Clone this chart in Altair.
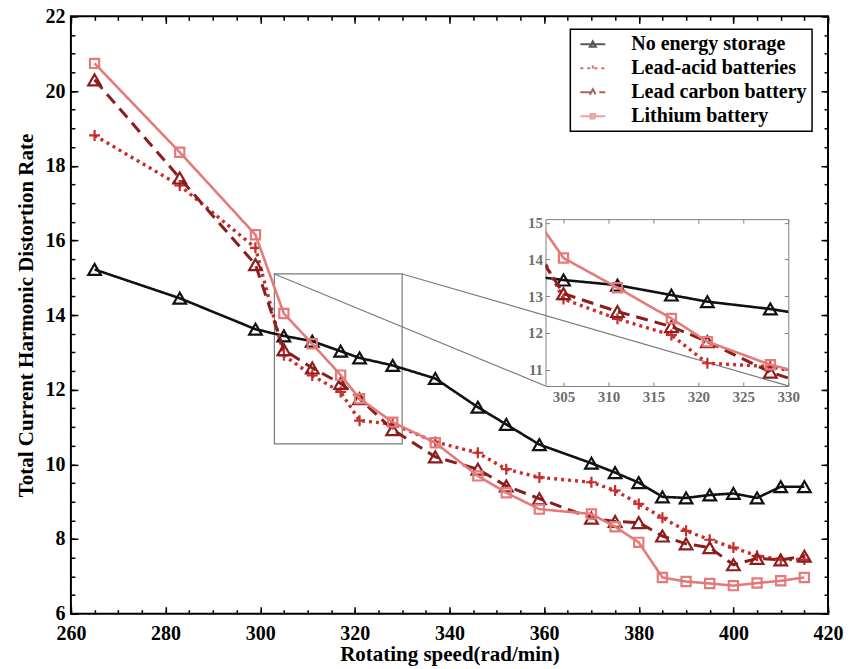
import altair as alt
import pandas as pd

# ---------------- data ----------------
speed = [265, 283, 299, 305, 311, 317, 321, 328, 337, 346, 352, 359,
         370, 375, 380, 385, 390, 395, 400, 405, 410, 415]
no_storage = [15.22, 14.45, 13.62, 13.44, 13.30, 13.03, 12.85, 12.65, 12.30, 11.53, 11.07, 10.53,
              10.03, 9.78, 9.51, 9.13, 9.10, 9.18, 9.22, 9.10, 9.40, 9.40]
lead_acid = [18.81, 17.47, 15.80, 12.92, 12.38, 11.94, 11.17, 11.08, 10.60, 10.31, 9.87, 9.65,
             9.52, 9.30, 8.94, 8.57, 8.22, 7.98, 7.77, 7.55, 7.45, 7.45]
lead_carbon = [20.30, 17.67, 15.35, 13.07, 12.58, 12.17, 11.76, 10.93, 10.20, 9.87, 9.42, 9.08,
               8.56, 8.47, 8.44, 8.08, 7.87, 7.77, 7.31, 7.48, 7.44, 7.54]
lithium = [20.74, 18.36, 16.15, 14.04, 13.23, 12.39, 11.76, 11.13, 10.58, 9.69, 9.24, 8.80,
           8.67, 8.33, 7.91, 6.97, 6.86, 6.81, 6.75, 6.82, 6.88, 6.97]

series_names = ["No energy storage", "Lead-acid batteries", "Lead carbon battery", "Lithium battery"]
series_values = [no_storage, lead_acid, lead_carbon, lithium]

x_major = [260, 280, 300, 320, 340, 360, 380, 400, 420]
x_minor = list(range(260, 421, 5))
y_major = [6, 8, 10, 12, 14, 16, 18, 20, 22]
y_minor = [v / 2 for v in range(12, 45)]
inset_x_ticks = [305, 310, 315, 320, 325, 330]
inset_y_ticks = [11, 12, 13, 14, 15]

X_DOMAIN = [260, 420]
Y_DOMAIN = [6, 22]
ZOOM_X = [303, 330]
ZOOM_Y = [10.55, 15.1]
# where the inset sits, in main-chart data units
INSET_X = [360.3, 411.6]
INSET_Y = [12.1, 16.57]

# ---------------- styles ----------------
FONT = "Liberation Serif"
colors = ["#111111", "#c62d2b", "#8c1d1d", "#e47a7a"]
dashes = [[1, 0], [3, 4], [12, 7], [1, 0]]
widths = [2.6, 3.4, 3, 2.6]
shapes = ["triangle-up", "M-1,0H1M0,-1V1", "triangle-up", "square"]
sizes = [160, 120, 160, 85]
legend_paths = [
    "M-1,0H4M0.9,0.5L1.5,-0.6L2.1,0.5Z",
    "M-1,0H4M1.5,-0.55V0.55",
    "M-1,0H4M0.9,0.5L1.5,-0.6L2.1,0.5Z",
    "M-1,0H4M1.05,-0.45H1.95V0.45H1.05Z",
]

W, H = 758, 598
il = (INSET_X[0] - X_DOMAIN[0]) / (X_DOMAIN[1] - X_DOMAIN[0]) * W
ir = (INSET_X[1] - X_DOMAIN[0]) / (X_DOMAIN[1] - X_DOMAIN[0]) * W
it = (Y_DOMAIN[1] - INSET_Y[1]) / (Y_DOMAIN[1] - Y_DOMAIN[0]) * H
ib = (Y_DOMAIN[1] - INSET_Y[0]) / (Y_DOMAIN[1] - Y_DOMAIN[0]) * H
IW, IH = ir - il, ib - it

rows = []
for name, vals in zip(series_names, series_values):
    for s, v in zip(speed, vals):
        rows.append({"speed": s, "thd": v, "series": name})
df = pd.DataFrame(rows)

carrier = pd.DataFrame({"x": X_DOMAIN, "y": Y_DOMAIN})
icarrier = pd.DataFrame({"x": ZOOM_X, "y": ZOOM_Y})


def ax(orient, values, size, color="black", width=1.5, labels=False, title=None, **kw):
    return alt.Axis(orient=orient, values=values, tickSize=size, offset=-size, domain=False,
                    grid=False, labels=labels, labelFlush=False, tickColor=color, tickWidth=width,
                    title=title, **kw)


def carrier_layer(data, xs, ys, xaxis, yaxis):
    return alt.Chart(data).mark_point(opacity=0).encode(
        x=alt.X("x:Q", scale=xs, axis=xaxis),
        y=alt.Y("y:Q", scale=ys, axis=yaxis),
    )


def series_layers(xs, ys, clip):
    out = []
    for i, name in enumerate(series_names):
        base = alt.Chart(df).transform_filter(alt.datum.series == name)
        enc = dict(x=alt.X("speed:Q", scale=xs, axis=None), y=alt.Y("thd:Q", scale=ys, axis=None))
        out.append(base.mark_line(color=colors[i], strokeWidth=widths[i], strokeDash=dashes[i],
                                  clip=clip).encode(**enc))
        out.append(base.mark_point(shape=shapes[i], size=sizes[i], filled=False, color=colors[i],
                                   strokeWidth=2.2, opacity=1, clip=clip).encode(**enc))
    return out


lab = dict(labelFont=FONT, labelFontSize=20, labelFontWeight="bold", labelColor="black")
tit = dict(titleFont=FONT, titleFontSize=21, titleFontWeight="bold", titleColor="black")

XS = alt.Scale(domain=X_DOMAIN, nice=False, zero=False)
YS = alt.Scale(domain=Y_DOMAIN, nice=False, zero=False)

main_axes = [
    carrier_layer(carrier, XS, YS,
                  ax("bottom", x_major, 7, labels=True, title="Rotating speed(rad/min)",
                     labelPadding=10, titlePadding=0, **lab, **tit),
                  ax("left", y_major, 7, labels=True, title="Total Current Harmonic Distortion Rate",
                     labelPadding=6, titlePadding=8, **lab, **tit)),
    carrier_layer(carrier, XS, YS, ax("bottom", x_minor, 4), ax("left", y_minor, 4)),
    carrier_layer(carrier, XS, YS, ax("top", x_major, 7), ax("right", y_major, 7)),
    carrier_layer(carrier, XS, YS, ax("top", x_minor, 4), ax("right", y_minor, 4)),
]

box_df = pd.DataFrame({"x": [ZOOM_X[0]], "x2": [ZOOM_X[1]], "y": [ZOOM_Y[0]], "y2": [ZOOM_Y[1]]})
zoom_box = alt.Chart(box_df).mark_rect(fillOpacity=0, stroke="#7a7a7a", strokeWidth=1.2).encode(
    x=alt.X("x:Q", scale=XS, axis=None), x2="x2:Q",
    y=alt.Y("y:Q", scale=YS, axis=None), y2="y2:Q")

conn_df = pd.DataFrame({"x": [ZOOM_X[0], ZOOM_X[1]], "y": [ZOOM_Y[1], ZOOM_Y[1]],
                        "x2": [INSET_X[0], INSET_X[1]], "y2": [INSET_Y[0], INSET_Y[0]]})
connectors = alt.Chart(conn_df).mark_rule(color="#7a7a7a", strokeWidth=1.2).encode(
    x=alt.X("x:Q", scale=XS, axis=None), x2="x2:Q",
    y=alt.Y("y:Q", scale=YS, axis=None), y2="y2:Q")

leg = alt.Legend(title=None, orient="none", legendX=500, legendY=13, direction="vertical",
                 fillColor="white", strokeColor="black", padding=5, symbolSize=100,
                 symbolStrokeWidth=2, labelFont=FONT, labelFontSize=20, labelFontWeight="bold",
                 labelColor="black", labelOffset=36, rowPadding=4, labelLimit=400)
legend_layer = alt.Chart(pd.DataFrame({"series": series_names})).mark_point(
    filled=False, size=10, strokeWidth=1).encode(
    x=alt.value(620), y=alt.value(60),
    color=alt.Color("series:N", scale=alt.Scale(domain=series_names, range=colors), legend=leg),
    shape=alt.Shape("series:N", scale=alt.Scale(domain=series_names, range=legend_paths), legend=leg),
    strokeDash=alt.StrokeDash("series:N", scale=alt.Scale(domain=series_names, range=dashes), legend=leg),
)

main = alt.layer(*main_axes, zoom_box, connectors, *series_layers(XS, YS, False), legend_layer).resolve_axis(
    x="independent", y="independent").properties(
    width=W, height=H, view=alt.ViewBackground(stroke="black", strokeWidth=2))

# ---------------- inset ----------------
IXS = alt.Scale(domain=ZOOM_X, nice=False, zero=False)
IYS = alt.Scale(domain=ZOOM_Y, nice=False, zero=False)
GRAY = "#808080"
ilab = dict(labelFont=FONT, labelFontSize=15, labelFontWeight="bold", labelColor="#6e6e6e")
inset_axes = [
    carrier_layer(icarrier, IXS, IYS,
                  ax("bottom", inset_x_ticks, 4, color=GRAY, width=1, labels=True, labelPadding=4, **ilab),
                  ax("left", inset_y_ticks, 4, color=GRAY, width=1, labels=True, labelPadding=3, **ilab)),
    carrier_layer(icarrier, IXS, IYS, ax("top", inset_x_ticks, 4, color=GRAY, width=1),
                  ax("right", inset_y_ticks, 4, color=GRAY, width=1)),
]
inset = alt.layer(*inset_axes, *series_layers(IXS, IYS, True)).resolve_axis(
    x="independent", y="independent").properties(
    width=IW, height=IH, view=alt.ViewBackground(stroke=GRAY, strokeWidth=1))

spacer = alt.Chart(carrier).mark_point(opacity=0).encode(
    x=alt.X("x:Q", axis=None), y=alt.Y("y:Q", axis=None)).properties(
    width=IW, height=it, view=alt.ViewBackground(stroke="transparent"))

right_col = alt.vconcat(spacer, inset, spacing=0, bounds="flush")
chart = alt.concat(main, right_col, columns=2, spacing=il - W, bounds="flush", align="none").properties(
    padding={"left": 15, "top": 5, "right": 5, "bottom": 0}, background="white"
).configure(font=FONT).configure_legend(strokeWidth=1.5)

chart.save("out.html", embed_options={"renderer": "svg", "actions": False})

◆ **Problem to solve**
Only the lines from the top of the data through the line with "INSET_Y = [12.1, 16.57]" should be quoted, exactly and with both ends kept; skip the pictures.

◆ **Solution to the problem**
Clone this chart in Altair.
import altair as alt
import pandas as pd

# ---------------- data ----------------
speed = [265, 283, 299, 305, 311, 317, 321, 328, 337, 346, 352, 359,
         370, 375, 380, 385, 390, 395, 400, 405, 410, 415]
no_storage = [15.22, 14.45, 13.62, 13.44, 13.30, 13.03, 12.85, 12.65, 12.30, 11.53, 11.07, 10.53,
              10.03, 9.78, 9.51, 9.13, 9.10, 9.18, 9.22, 9.10, 9.40, 9.40]
lead_acid = [18.81, 17.47, 15.80, 12.92, 12.38, 11.94, 11.17, 11.08, 10.60, 10.31, 9.87, 9.65,
             9.52, 9.30, 8.94, 8.57, 8.22, 7.98, 7.77, 7.55, 7.45, 7.45]
lead_carbon = [20.30, 17.67, 15.35, 13.07, 12.58, 12.17, 11.76, 10.93, 10.20, 9.87, 9.42, 9.08,
               8.56, 8.47, 8.44, 8.08, 7.87, 7.77, 7.31, 7.48, 7.44, 7.54]
lithium = [20.74, 18.36, 16.15, 14.04, 13.23, 12.39, 11.76, 11.13, 10.58, 9.69, 9.24, 8.80,
           8.67, 8.33, 7.91, 6.97, 6.86, 6.81, 6.75, 6.82, 6.88, 6.97]

series_names = ["No energy storage", "Lead-acid batteries", "Lead carbon battery", "Lithium battery"]
series_values = [no_storage, lead_acid, lead_carbon, lithium]

x_major = [260, 280, 300, 320, 340, 360, 380, 400, 420]
x_minor = list(range(260, 421, 5))
y_major = [6, 8, 10, 12, 14, 16, 18, 20, 22]
y_minor = [v / 2 for v in range(12, 45)]
inset_x_ticks = [305, 310, 315, 320, 325, 330]
inset_y_ticks = [11, 12, 13, 14, 15]

X_DOMAIN = [260, 420]
Y_DOMAIN = [6, 22]
ZOOM_X = [303, 330]
ZOOM_Y = [10.55, 15.1]
# where the inset sits, in main-chart data units
INSET_X = [360.3, 411.6]
INSET_Y = [12.1, 16.57]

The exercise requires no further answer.